Door Marc van Oostendorp
Waarom zou je in Nederland of in Vlaanderen adverteren in een andere taal dan het Nederlands? Waarom zou je bijvoorbeeld je personeelsadvertentie vullen met Engelse of Italiaanse woorden? Het gebeurt regelmatig: sla er maar een willekeurig tijdschrift op na. Maar levert het ook wat op?
Het nieuwe nummer van het Dutch Journal of Applied Linguistics bevat een mini-special van artikelen die over dat onderwerp gaan, en die voortkomen uit een symposium dat enige tijd geleden werd gehouden naar aanleiding van het emeritaat van de Nijmeegse hoogleraar Marinel Gerritsen.
Ze bieden gezamenlijk een weinig hoopvol beeld voor de polyglotte copywriter.
Er staan twee artikelen in de special waarin wordt getoetst of de vreemde taal iets toevoegt aan de advertentie: één over het Engels in personeelsadvertenties en één over het Italiaans in reclame voor Italiaanse wijn. Beide laten bijzonder weinig resultaat zien.
Winkelbediende
In beide artikelen werd ongeveer dezelfde methode gevolgd. Twee groepen proefpersonen kregen dezelfde advertenties te zien, waarvan de tekst voor de ene groep helemaal in het Nederlands was, terwijl de andere groep ook woorden in een vreemde taal te zien kreeg.
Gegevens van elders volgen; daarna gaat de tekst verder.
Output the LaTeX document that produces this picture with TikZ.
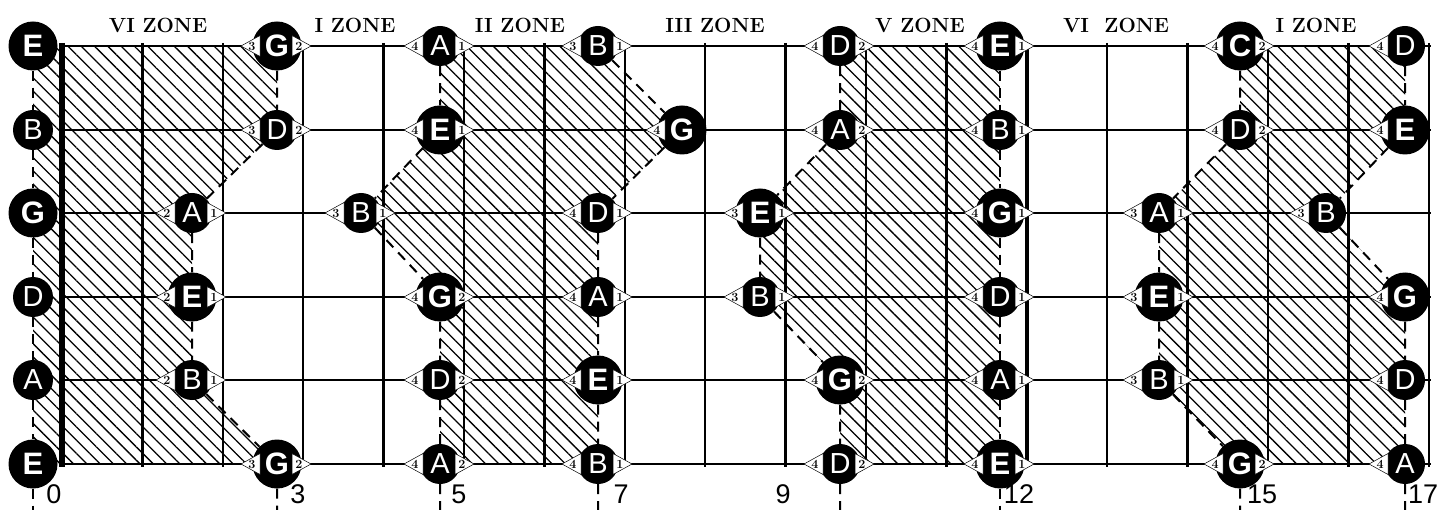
\documentclass[tikz,border=0pt]{standalone}
\usepackage{fontspec}
\newfontfamily\helv{Liberation Sans}
\usetikzlibrary{patterns.meta}
\pgfdeclarelayer{bg}
\pgfsetlayers{bg,main}
\tikzset{
  big/.style={circle,fill=black,text=white,minimum size=49pt,inner sep=0pt,font=\helv\bfseries\fontsize{31}{31}\selectfont},
  small/.style={circle,fill=black,text=white,minimum size=40pt,inner sep=0pt,font=\helv\fontsize{29}{29}\selectfont},
  tri/.style={fill=white,draw=black,line width=0.5pt},
  fing/.style={inner sep=0pt,font=\bfseries\fontsize{12.5}{12.5}\selectfont},
  hatch/.style={pattern={Lines[angle=-45,distance=9.4pt,line width=1.3pt]}},
  dsh/.style={line width=2pt,dash pattern=on 10pt off 7pt},
  strg/.style={line width=2.3pt},
  fret/.style={line width=2.3pt},
  zone/.style={font=\bfseries\fontsize{20.5}{20.5}\selectfont},
  num/.style={font=\helv\fontsize{27}{27}\selectfont},
}
\newcommand\nt[7]{%
  \node[#5] (#1) at (#2,#3) {#4};
  \ifx\relax#6\relax\else
    \draw[tri] ([xshift=-36pt]#1.center) -- ([xshift=-17pt,yshift=10.5pt]#1.center) -- ([xshift=-17pt,yshift=-10.5pt]#1.center) -- cycle;
    \node[fing] (#1-l) at ([xshift=-25pt]#1.center) {#6};
  \fi
  \ifx\relax#7\relax\else
    \draw[tri] ([xshift=34pt]#1.center) -- ([xshift=15pt,yshift=10.5pt]#1.center) -- ([xshift=15pt,yshift=-10.5pt]#1.center) -- cycle;
    \node[fing] (#1-r) at ([xshift=22pt]#1.center) {#7};
  \fi
}
\begin{document}
\begin{tikzpicture}[x=1pt,y=-1pt]
\useasboundingbox (0,0) rectangle (1439,510);
% zone labels
\node[zone] (z1) at (158,25) {VI ZONE};
\node[zone] (z2) at (355,25) {I ZONE};
\node[zone] (z3) at (520,25) {II ZONE};
\node[zone] (z4) at (715,25) {III ZONE};
\node[zone] (z5) at (920,25) {V ZONE};
\node[zone] (z6) at (1116,25) {VI\ \ ZONE};
\node[zone] (z7) at (1316,25) {I ZONE};
% fret numbers
\node[num] (n0) at (54,494) {0};
\node[num] (n3) at (298,494) {3};
\node[num] (n5) at (459,494) {5};
\node[num] (n7) at (621,494) {7};
\node[num] (n9) at (783,494) {9};
\node[num] (n12) at (1019,494) {12};
\node[num] (n15) at (1262,494) {15};
\node[num] (n17) at (1423,494) {17};
% notes: row 1
\nt{r1f0}{33}{46}{E}{big}{}{}
\nt{r1f3}{277}{46}{G}{big}{3}{2}
\nt{r1f5}{440}{46}{A}{small}{4}{1}
\nt{r1f7}{598}{46}{B}{small}{3}{1}
\nt{r1f10}{840}{46}{D}{small}{4}{2}
\nt{r1f12}{1000}{46}{E}{big}{4}{1}
\nt{r1f15}{1240}{46}{C}{big}{4}{2}
\nt{r1f17}{1405}{46}{D}{small}{4}{}
% row 2
\nt{r2f0}{33}{130}{B}{small}{}{}
\nt{r2f3}{277}{130}{D}{small}{3}{2}
\nt{r2f5}{440}{130}{E}{big}{4}{1}
\nt{r2f8}{682}{130}{G}{big}{4}{}
\nt{r2f10}{840}{130}{A}{small}{4}{2}
\nt{r2f12}{1000}{130}{B}{small}{4}{1}
\nt{r2f15}{1240}{130}{D}{small}{4}{2}
\nt{r2f17}{1405}{130}{E}{big}{4}{}
% row 3
\nt{r3f0}{33}{213}{G}{big}{}{}
\nt{r3f2}{192}{213}{A}{small}{2}{1}
\nt{r3f4}{361}{213}{B}{small}{3}{1}
\nt{r3f7}{598}{213}{D}{small}{4}{1}
\nt{r3f9}{760}{213}{E}{big}{3}{1}
\nt{r3f12}{1000}{213}{G}{big}{4}{1}
\nt{r3f14}{1159}{213}{A}{small}{3}{1}
\nt{r3f16}{1326}{213}{B}{small}{3}{}
% row 4
\nt{r4f0}{33}{297}{D}{small}{}{}
\nt{r4f2}{192}{297}{E}{big}{2}{1}
\nt{r4f5}{440}{297}{G}{big}{4}{2}
\nt{r4f7}{598}{297}{A}{small}{4}{1}
\nt{r4f9}{760}{297}{B}{small}{3}{1}
\nt{r4f12}{1000}{297}{D}{small}{4}{1}
\nt{r4f14}{1159}{297}{E}{big}{3}{1}
\nt{r4f17}{1405}{297}{G}{big}{4}{}
% row 5
\nt{r5f0}{33}{380}{A}{small}{}{}
\nt{r5f2}{192}{380}{B}{small}{2}{1}
\nt{r5f5}{440}{380}{D}{small}{4}{2}
\nt{r5f7}{598}{380}{E}{big}{4}{1}
\nt{r5f10}{840}{380}{G}{big}{4}{2}
\nt{r5f12}{1000}{380}{A}{small}{4}{1}
\nt{r5f14}{1159}{380}{B}{small}{3}{1}
\nt{r5f17}{1405}{380}{D}{small}{4}{}
% row 6
\nt{r6f0}{33}{464}{E}{big}{}{}
\nt{r6f3}{277}{464}{G}{big}{3}{2}
\nt{r6f5}{440}{464}{A}{small}{4}{2}
\nt{r6f7}{598}{464}{B}{small}{4}{1}
\nt{r6f10}{840}{464}{D}{small}{4}{2}
\nt{r6f12}{1000}{464}{E}{big}{4}{1}
\nt{r6f15}{1240}{464}{G}{big}{4}{2}
\nt{r6f17}{1405}{464}{A}{small}{4}{}
% bottom coordinates
\coordinate (b0) at (33,512);
\coordinate (b3) at (277,512);
\coordinate (b5) at (440,512);
\coordinate (b7) at (598,512);
\coordinate (b10) at (840,512);
\coordinate (b12) at (1000,512);
\coordinate (b15) at (1240,512);
\coordinate (b17) at (1405,512);
\begin{pgfonlayer}{bg}
  % hatched zones
  \fill[hatch] (r1f0.center) -- (r1f3.center) -- (r2f3.center) -- (r3f2.center) -- (r5f2.center) -- (r6f3.center) -- (r6f0.center) -- cycle;
  \fill[hatch] (r1f5.center) -- (r1f7.center) -- (r2f8.center) -- (r3f7.center) -- (r6f7.center) -- (r6f5.center) -- (r4f5.center) -- (r3f4.center) -- (r2f5.center) -- cycle;
  \fill[hatch] (r1f10.center) -- (r1f12.center) -- (r6f12.center) -- (r6f10.center) -- (r5f10.center) -- (r4f9.center) -- (r3f9.center) -- (r2f10.center) -- cycle;
  \fill[hatch] (r1f15.center) -- (r1f17.center) -- (r2f17.center) -- (r3f16.center) -- (r4f17.center) -- (r6f17.center) -- (r6f15.center) -- (r5f14.center) -- (r3f14.center) -- (r2f15.center) -- cycle;
  % strings
  \foreach \y in {46,130,213,297,380,464} \draw[strg] (62,\y) -- (1431,\y);
  % frets
  \foreach \k in {1,...,11,13,14,15,16,17} \draw[fret] ({62+80.4*\k},43) -- ({62+80.4*\k},467);
  \draw[line width=4pt] ({62+80.4*12},43) -- ({62+80.4*12},467);
  \draw[line width=6.5pt] (62,43) -- (62,467);
  % dashed connectors
  \draw[dsh] (r1f0) -- (r2f0) -- (r3f0) -- (r4f0) -- (r5f0) -- (r6f0) -- (b0);
  \draw[dsh] (r1f3) -- (r2f3) -- (r3f2) -- (r4f2) -- (r5f2) -- (r6f3) -- (b3);
  \draw[dsh] (r1f5) -- (r2f5) -- (r3f4) -- (r4f5) -- (r5f5) -- (r6f5) -- (b5);
  \draw[dsh] (r1f7) -- (r2f8) -- (r3f7) -- (r4f7) -- (r5f7) -- (r6f7) -- (b7);
  \draw[dsh] (r1f10) -- (r2f10) -- (r3f9) -- (r4f9) -- (r5f10) -- (r6f10) -- (b10);
  \draw[dsh] (r1f12) -- (r2f12) -- (r3f12) -- (r4f12) -- (r5f12) -- (r6f12) -- (b12);
  \draw[dsh] (r1f15) -- (r2f15) -- (r3f14) -- (r4f14) -- (r5f14) -- (r6f15) -- (b15);
  \draw[dsh] (r1f17) -- (r2f17) -- (r3f16) -- (r4f17) -- (r5f17) -- (r6f17) -- (b17);
\end{pgfonlayer}
\end{tikzpicture}
\end{document}
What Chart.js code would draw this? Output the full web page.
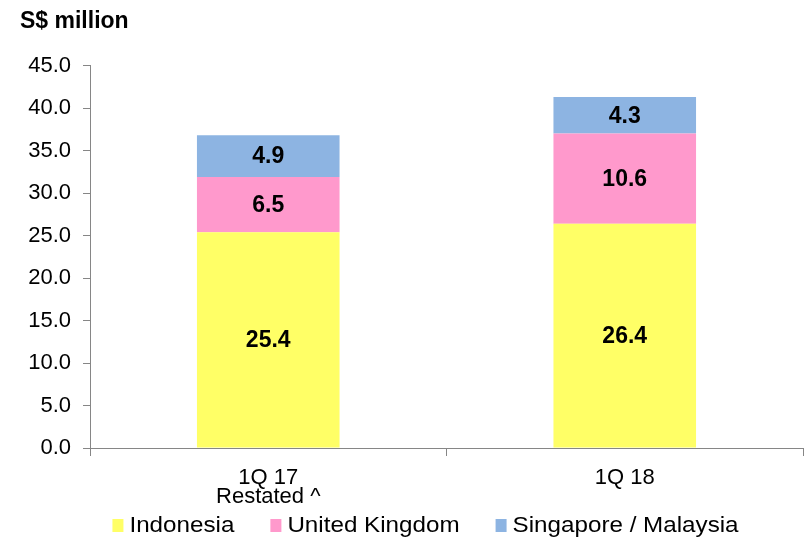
<!DOCTYPE html>
<html>
<head>
<meta charset="utf-8">
<script src="https://cdn.jsdelivr.net/npm/chart.js@4.4.1/dist/chart.umd.min.js"></script>
<style>
  html, body { margin: 0; padding: 0; background: #fff; }
  #wrap { width: 811px; height: 539px; }
</style>
</head>
<body>
<div id="wrap"><canvas id="revenueChart" width="811" height="539"></canvas></div>
<script>
const categories = [["1Q 17", "Restated ^"], "1Q 18"];
const indonesia = [25.4, 26.4];
const unitedKingdom = [6.5, 10.6];
const singaporeMalaysia = [4.9, 4.3];
const yTicks = [0, 5, 10, 15, 20, 25, 30, 35, 40, 45];

const FONT = "'Liberation Sans', Arial, sans-serif";
const AXIS_GREY = "#868686";

// writes each segment's value in bold in the middle of its bar piece
const segmentLabels = {
  id: "segmentLabels",
  afterDatasetsDraw(chart) {
    const { ctx } = chart;
    ctx.save();
    ctx.font = `bold 23px ${FONT}`;
    ctx.fillStyle = "#000";
    ctx.textAlign = "center";
    ctx.textBaseline = "middle";
    chart.data.datasets.forEach((ds, i) => {
      chart.getDatasetMeta(i).data.forEach((bar, j) => {
        const mid = (bar.y + bar.base) / 2;
        ctx.fillText(ds.data[j].toFixed(1), bar.x, mid + 1);
      });
    });
    ctx.restore();
  }
};

// one-row legend under the axis, slightly widened text, wide gaps between entries
const bottomLegend = {
  id: "bottomLegend",
  afterDraw(chart) {
    const { ctx } = chart;
    const gap = 36, box = 11, textGap = 6, stretch = 1.1;
    ctx.save();
    ctx.font = `22px ${FONT}`;
    ctx.textBaseline = "middle";
    const items = chart.data.datasets.map(ds => ({
      text: ds.label, color: ds.backgroundColor, w: ctx.measureText(ds.label).width * stretch
    }));
    const total = items.reduce((s, it) => s + box + textGap + it.w, 0) + gap * (items.length - 1);
    let x = (chart.width - total) / 2 + 20;
    const y = 525;
    items.forEach(it => {
      ctx.fillStyle = it.color;
      ctx.fillRect(x, y - 6, box, 13);
      ctx.fillStyle = "#000";
      ctx.save();
      ctx.translate(x + box + textGap, y + 1);
      ctx.scale(stretch, 1);
      ctx.fillText(it.text, 0, 0);
      ctx.restore();
      x += box + textGap + it.w + gap;
    });
    ctx.restore();
  }
};

new Chart(document.getElementById("revenueChart"), {
  type: "bar",
  data: {
    labels: categories,
    datasets: [
      { label: "Indonesia", data: indonesia, backgroundColor: "#FFFF66" },
      { label: "United Kingdom", data: unitedKingdom, backgroundColor: "#FF99CC" },
      { label: "Singapore / Malaysia", data: singaporeMalaysia, backgroundColor: "#8DB4E2" }
    ]
  },
  options: {
    responsive: false,
    animation: false,
    layout: { padding: { left: 20, right: 8, top: 8, bottom: 29 } },
    datasets: { bar: { categoryPercentage: 0.8, barPercentage: 0.5, borderWidth: 0 } },
    plugins: {
      title: {
        display: true,
        text: "S$ million",
        align: "start",
        color: "#000",
        font: { family: FONT, size: 23, weight: "bold" },
        padding: { top: 0, bottom: 30 }
      },
      legend: { display: false },
      tooltip: { enabled: false }
    },
    scales: {
      x: {
        stacked: true,
        border: { color: AXIS_GREY, width: 1 },
        grid: { drawOnChartArea: false, drawTicks: true, tickLength: 8, color: AXIS_GREY, offset: true },
        ticks: { color: "#000", font: { family: FONT, size: 22, lineHeight: 0.88 }, padding: 12 },
        afterFit(scale) { scale.height = 62; }
      },
      y: {
        stacked: true,
        min: 0,
        max: 45,
        afterBuildTicks(scale) { scale.ticks = yTicks.map(v => ({ value: v })); },
        border: { color: AXIS_GREY, width: 1 },
        grid: { drawOnChartArea: false, drawTicks: true, tickLength: 7, color: AXIS_GREY },
        ticks: {
          color: "#000",
          font: { family: FONT, size: 22 },
          padding: 12,
          callback: v => v.toFixed(1)
        },
        afterFit(scale) { scale.width = 70; }
      }
    }
  },
  plugins: [segmentLabels, bottomLegend]
});
</script>
</body>
</html>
Uit het artikel over het Engels blijkt dat er misschien een heel licht effect is van Engelse termen als machine operator en shop assistant wanneer mensen de advertentie zijdelings bekijken: ze vinden de baan dan iets aantrekkelijker. Tegelijkertijd verwachten ze eigenaardig genoeg een (iets) lager salaris voor die baan, wat dat andere effect dus kennelijk helemaal te niet doet. Het lijkt, met andere woorden niet uit te maken of je om een shop assistent of een winkelbediende vraagt. Er is geen nadeel en ook geen voordeel.
Wijnkunst
Het ligt iets subtieler in het artikel over het Italiaans in een wijnadvertentie, waar de ene groep een advertentie voor (fictieve) Da Vinci-wijn kreeg met de tekst ‘Wijn is onze kunst’ en de andere met de tekst ‘L’arte del vino’. De Italiaanse tekst was zo gekozen dat hij voor iemand met een beetje kennis van het Frans (de proefpersonen waren Belgen) te begrijpen zou moeten zijn.
Hier bleek de Italiaanse slogan wel degelijk wat meer kooplust op te wekken dan de Nederlandse. Nu zou dat ook kunnen liggen aan de wat suffe formulering in de Nederlandse slogan; ik begrijp niet zo goed waarom de twee teksten niet letterlijker op elkaar zijn afgebeeld (‘De kunst van de wijn’, ‘Wijnkunst’, ‘Il vino è l’arte nostro’).
Nulresultaten
Overigens bleken de mensen die een Nederlandse slogan hadden de merknaam Da Vinci beter onthouden, dus ook hier is het alles bij elkaar maar de vraag wie er nu uiteindelijk meer wijn zou hebben gekocht.
Dat zijn weliswaar nulresultaten, maar ze roepen ook fascinerende vragen op. Vooral: als al die buitenlandse talen zo weinig zin hebben, waarom gebruiken adverteerders ze dan? Dat lijkt me genoeg stof voor vervolgonderzoek.
Marten zegt
Ik blijf me over dat gebruik ook verbazen, want volgens mij heeft eerder onderzoek ook al laten zien dat Engels in reclame helemaal niet per se positief wordt ontvangen. Maarja, hoeveel adverteerders lezen er taalkundig onderzoek? Ik dacht dat het hierin was onderzocht (in ieder geval een deel):
Esther van Neerven, Frank van Meurs, Dick Smakman & Hubert Korzilius (2005) Het effect van het gebruik van Engels in reclame op de Nederlandse radio. Presented at: Tiende Congres van Vereniging Interuniversitair Overleg Taalbeheersing. Portret van de taalbeheersing, University of Nijmegen, 7 December.
Kim zegt
Wat leuk om te lezen zeg. Totaal verschillend van andere blogs!